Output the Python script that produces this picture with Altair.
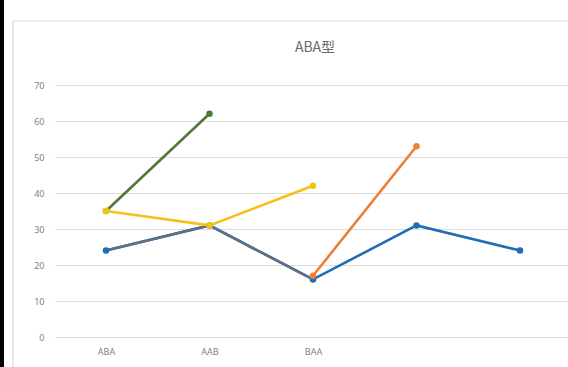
import altair as alt
import pandas as pd

title_text = "ABA型"
categories = ["ABA", "AAB", "BAA", "", ""]
shown_labels = ["ABA", "AAB", "BAA"]

series_names = ["blue", "gray", "green", "yellow", "orange"]
series_colors = ["#1F6EB3", "#5F6F86", "#4E7A34", "#F5C318", "#EC7F3A"]

blue_vals = [24, 31, 16, 31, 24]
gray_vals = [24, 31, 16, None, None]
green_vals = [35, 62, None, None, None]
yellow_vals = [35, 31, 42, None, None]
orange_vals = [None, None, 17, 53, None]

all_vals = [blue_vals, gray_vals, green_vals, yellow_vals, orange_vals]
marker_series = ["green", "yellow", "orange", "blue"]

rows = []
for name, vals in zip(series_names, all_vals):
    for i, v in enumerate(vals):
        if v is not None:
            rows.append({"series": name, "i": i, "cat": categories[i], "value": v})
df = pd.DataFrame(rows)

W, H = 513, 252
step = 103.5
x0 = -51 / step
x1 = x0 + W / step

xscale = alt.Scale(domain=[x0, x1], nice=False, zero=False)
yscale = alt.Scale(domain=[0, 70], nice=False)
cscale = alt.Scale(domain=series_names, range=series_colors)

label_expr = "datum.value == 0 ? 'ABA' : datum.value == 1 ? 'AAB' : datum.value == 2 ? 'BAA' : ''"

xaxis = alt.Axis(title=None, values=[0, 1, 2], labelExpr=label_expr, ticks=False,
                 domain=True, domainColor="#d9d9d9", labelColor="#7f7f7f",
                 labelFontSize=9, labelFont="Noto Sans", labelPadding=10,
                 grid=False, labelAngle=0)
yaxis = alt.Axis(title=None, values=[0, 10, 20, 30, 40, 50, 60, 70], ticks=False,
                 domain=False, grid=True, gridColor="#dedede", gridWidth=1,
                 labelColor="#7f7f7f", labelFontSize=9, labelFont="Noto Sans",
                 labelPadding=11, labelOverlap=False)

base = alt.Chart(df)

lines = base.mark_line(strokeWidth=2.6).encode(
    x=alt.X("i:Q", scale=xscale, axis=xaxis),
    y=alt.Y("value:Q", scale=yscale, axis=yaxis),
    color=alt.Color("series:N", scale=cscale, legend=None),
    detail="series:N",
    order="i:Q",
)

points = base.mark_circle(size=42, opacity=1).encode(
    x=alt.X("i:Q", scale=xscale, axis=xaxis),
    y=alt.Y("value:Q", scale=yscale, axis=yaxis),
    color=alt.Color("series:N", scale=cscale, legend=None),
).transform_filter(alt.FieldOneOfPredicate(field="series", oneOf=marker_series))

frame = alt.Chart(pd.DataFrame({"k": [0]})).mark_rect(
    fillOpacity=0, stroke="#d9d9d9", strokeWidth=1.2
).encode(x=alt.value(-42), x2=alt.value(560), y=alt.value(-64), y2=alt.value(400))

strip = alt.Chart(pd.DataFrame({"k": [0]})).mark_rect(fill="black").encode(
    x=alt.value(-55), x2=alt.value(-51), y=alt.value(-90), y2=alt.value(300)
)

title = alt.Chart(pd.DataFrame({"t": [title_text]})).mark_text(
    font="Noto Sans CJK JP", fontSize=14, color="#6b6b6b", align="center",
    baseline="middle", fontWeight="normal"
).encode(text="t:N", x=alt.value(260), y=alt.value(-37))

chart = alt.layer(frame, strip, lines, points, title).properties(
    width=W, height=H,
    autosize=alt.AutoSizeParams(type="none"),
    padding={"left": 55, "top": 85, "right": 0, "bottom": 30},
    background="white",
).configure_view(stroke=None)

chart.save("out.html", embed_options={"renderer": "svg", "actions": False})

++++++

#### [WHAT YOU SHOULD DO]
Omit every picture, then repeat the remaining data exactly as it appears above.

#### [RESPONSE TO THIS EXERCISE]
Output the Python script that produces this picture with Altair.
import altair as alt
import pandas as pd

title_text = "ABA型"
categories = ["ABA", "AAB", "BAA", "", ""]
shown_labels = ["ABA", "AAB", "BAA"]

series_names = ["blue", "gray", "green", "yellow", "orange"]
series_colors = ["#1F6EB3", "#5F6F86", "#4E7A34", "#F5C318", "#EC7F3A"]

blue_vals = [24, 31, 16, 31, 24]
gray_vals = [24, 31, 16, None, None]
green_vals = [35, 62, None, None, None]
yellow_vals = [35, 31, 42, None, None]
orange_vals = [None, None, 17, 53, None]

all_vals = [blue_vals, gray_vals, green_vals, yellow_vals, orange_vals]
marker_series = ["green", "yellow", "orange", "blue"]

rows = []
for name, vals in zip(series_names, all_vals):
    for i, v in enumerate(vals):
        if v is not None:
            rows.append({"series": name, "i": i, "cat": categories[i], "value": v})
df = pd.DataFrame(rows)

W, H = 513, 252
step = 103.5
x0 = -51 / step
x1 = x0 + W / step

xscale = alt.Scale(domain=[x0, x1], nice=False, zero=False)
yscale = alt.Scale(domain=[0, 70], nice=False)
cscale = alt.Scale(domain=series_names, range=series_colors)

label_expr = "datum.value == 0 ? 'ABA' : datum.value == 1 ? 'AAB' : datum.value == 2 ? 'BAA' : ''"

xaxis = alt.Axis(title=None, values=[0, 1, 2], labelExpr=label_expr, ticks=False,
                 domain=True, domainColor="#d9d9d9", labelColor="#7f7f7f",
                 labelFontSize=9, labelFont="Noto Sans", labelPadding=10,
                 grid=False, labelAngle=0)
yaxis = alt.Axis(title=None, values=[0, 10, 20, 30, 40, 50, 60, 70], ticks=False,
                 domain=False, grid=True, gridColor="#dedede", gridWidth=1,
                 labelColor="#7f7f7f", labelFontSize=9, labelFont="Noto Sans",
                 labelPadding=11, labelOverlap=False)

base = alt.Chart(df)

lines = base.mark_line(strokeWidth=2.6).encode(
    x=alt.X("i:Q", scale=xscale, axis=xaxis),
    y=alt.Y("value:Q", scale=yscale, axis=yaxis),
    color=alt.Color("series:N", scale=cscale, legend=None),
    detail="series:N",
    order="i:Q",
)

points = base.mark_circle(size=42, opacity=1).encode(
    x=alt.X("i:Q", scale=xscale, axis=xaxis),
    y=alt.Y("value:Q", scale=yscale, axis=yaxis),
    color=alt.Color("series:N", scale=cscale, legend=None),
).transform_filter(alt.FieldOneOfPredicate(field="series", oneOf=marker_series))

frame = alt.Chart(pd.DataFrame({"k": [0]})).mark_rect(
    fillOpacity=0, stroke="#d9d9d9", strokeWidth=1.2
).encode(x=alt.value(-42), x2=alt.value(560), y=alt.value(-64), y2=alt.value(400))

strip = alt.Chart(pd.DataFrame({"k": [0]})).mark_rect(fill="black").encode(
    x=alt.value(-55), x2=alt.value(-51), y=alt.value(-90), y2=alt.value(300)
)

title = alt.Chart(pd.DataFrame({"t": [title_text]})).mark_text(
    font="Noto Sans CJK JP", fontSize=14, color="#6b6b6b", align="center",
    baseline="middle", fontWeight="normal"
).encode(text="t:N", x=alt.value(260), y=alt.value(-37))

chart = alt.layer(frame, strip, lines, points, title).properties(
    width=W, height=H,
    autosize=alt.AutoSizeParams(type="none"),
    padding={"left": 55, "top": 85, "right": 0, "bottom": 30},
    background="white",
).configure_view(stroke=None)

chart.save("out.html", embed_options={"renderer": "svg", "actions": False})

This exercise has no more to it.